Information supplied:
______

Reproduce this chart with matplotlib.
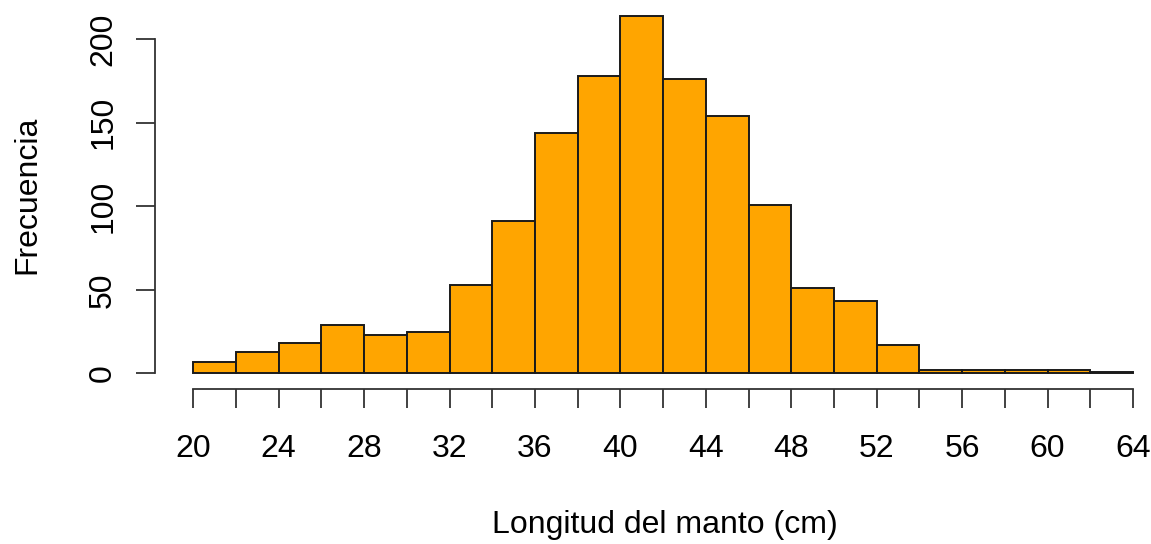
import numpy as np
import matplotlib.pyplot as plt

# histogram of mantle length, 2 cm bins from 20 to 64
bin_edges = np.arange(20, 66, 2)
counts = [7, 13, 18, 29, 23, 25, 53, 91, 144, 178, 214, 176, 154, 101,
          51, 43, 17, 2, 2, 2, 2, 1]
xticks_labeled = list(range(20, 65, 4))
yticks = [0, 50, 100, 150, 200]

plt.rcParams['font.family'] = ['Liberation Sans', 'DejaVu Sans']
fs = 23

W, H = 1151, 544
fig = plt.figure(figsize=(W / 100, H / 100), dpi=100)
# axes box in pixel terms: left 155, right 1140, top 10, bottom 389
ax = fig.add_axes([155 / W, (H - 389) / H, (1140 - 155) / W, (389 - 10) / H])

ax.bar(bin_edges[:-1], counts, width=2, align='edge',
       color='#FFA500', edgecolor='#1a1a1a', linewidth=1.4)

ax.set_xlim(18.207, 64.33)
ax.set_ylim(-9.4, 217.5)

for s in ['top', 'right']:
    ax.spines[s].set_visible(False)
ax.spines['left'].set_bounds(0, 200)
ax.spines['bottom'].set_bounds(20, 64)
for s in ['left', 'bottom']:
    ax.spines[s].set_linewidth(1.3)
    ax.spines[s].set_color('#333333')

ax.set_xticks(bin_edges)
ax.set_xticklabels([str(v) if v in xticks_labeled else '' for v in bin_edges])
ax.set_yticks(yticks)
ax.set_yticklabels([str(v) for v in yticks], rotation=90, va='center')

ax.tick_params(axis='x', length=13.5, width=1.3, color='#333333',
               pad=19, labelsize=fs)
ax.tick_params(axis='y', length=13.5, width=1.3, color='#333333',
               pad=13, labelsize=fs)

fig.text(12 / W, (H - 195) / H, 'Frecuencia', rotation=90,
         ha='left', va='center', fontsize=fs)
fig.text(665 / W, (H - 533) / H, 'Longitud del manto (cm)',
         ha='center', va='baseline', fontsize=fs)

fig.savefig('out.png', dpi=100)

______

Only lines belong in the copy: transcribe those from the start of the data through the line that contains "color='#FFA500', edgecolor='#1a1a1a', linewidth=1.4)", and skip the pictures.

Reproduce this chart with matplotlib.
import numpy as np
import matplotlib.pyplot as plt

# histogram of mantle length, 2 cm bins from 20 to 64
bin_edges = np.arange(20, 66, 2)
counts = [7, 13, 18, 29, 23, 25, 53, 91, 144, 178, 214, 176, 154, 101,
          51, 43, 17, 2, 2, 2, 2, 1]
xticks_labeled = list(range(20, 65, 4))
yticks = [0, 50, 100, 150, 200]

plt.rcParams['font.family'] = ['Liberation Sans', 'DejaVu Sans']
fs = 23

W, H = 1151, 544
fig = plt.figure(figsize=(W / 100, H / 100), dpi=100)
# axes box in pixel terms: left 155, right 1140, top 10, bottom 389
ax = fig.add_axes([155 / W, (H - 389) / H, (1140 - 155) / W, (389 - 10) / H])

ax.bar(bin_edges[:-1], counts, width=2, align='edge',
       color='#FFA500', edgecolor='#1a1a1a', linewidth=1.4)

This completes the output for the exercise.